The Taliban enforced a strict interpretation of Islamic law that included public lashings, flogging and stonings.

Under their rule from 1996 to 2001, Afghan women were obliged to cover their faces and could not study, work or leave the house without a male relative.

The group, which controls or contests more than 40pc of Afghan territory, has said it would now allow women to be educated and employed, but within the limits of Islamic law and Afghan culture.

The United States and the Taliban reached a peace deal in February, but many Afghan women are concerned that it does not include adequate safeguards for their rights.

It is not clear when negotiations with the Afghan government will begin. A Taliban team arrived in Kabul on Tuesday to start the process of exchanging prisoners, a precondition to the talks.

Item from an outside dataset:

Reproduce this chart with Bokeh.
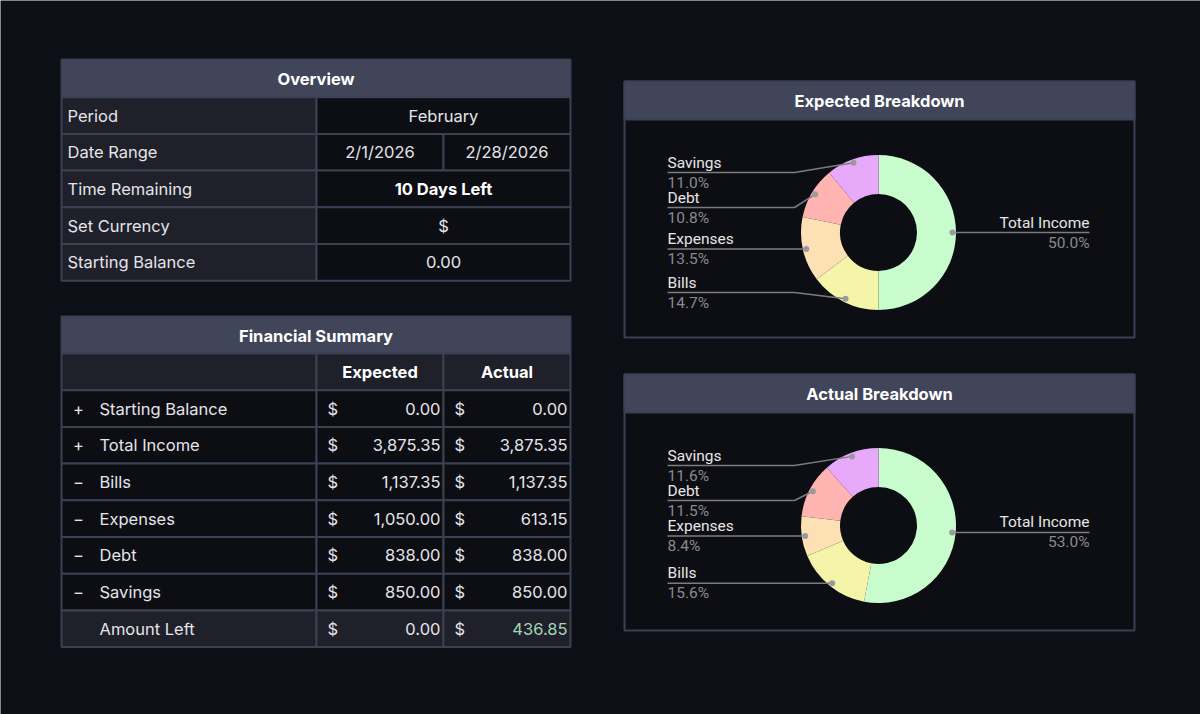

Meanwhile, Koofi said she had even struggled to get her own, mostly male team to support women’s causes in informal rounds of dialogue with the group last year.

“Narrow-mindedness would be a small, yet gigantic step back,” she told the Thomson Reuters Foundation. “We want and expect men to stand for women’s rights.”

Women have made huge strides since the Taliban were ousted in a US-led invasion in 2001, with growing numbers now finishing their education and finding work in previously male bastions including politics, the police and the judiciary.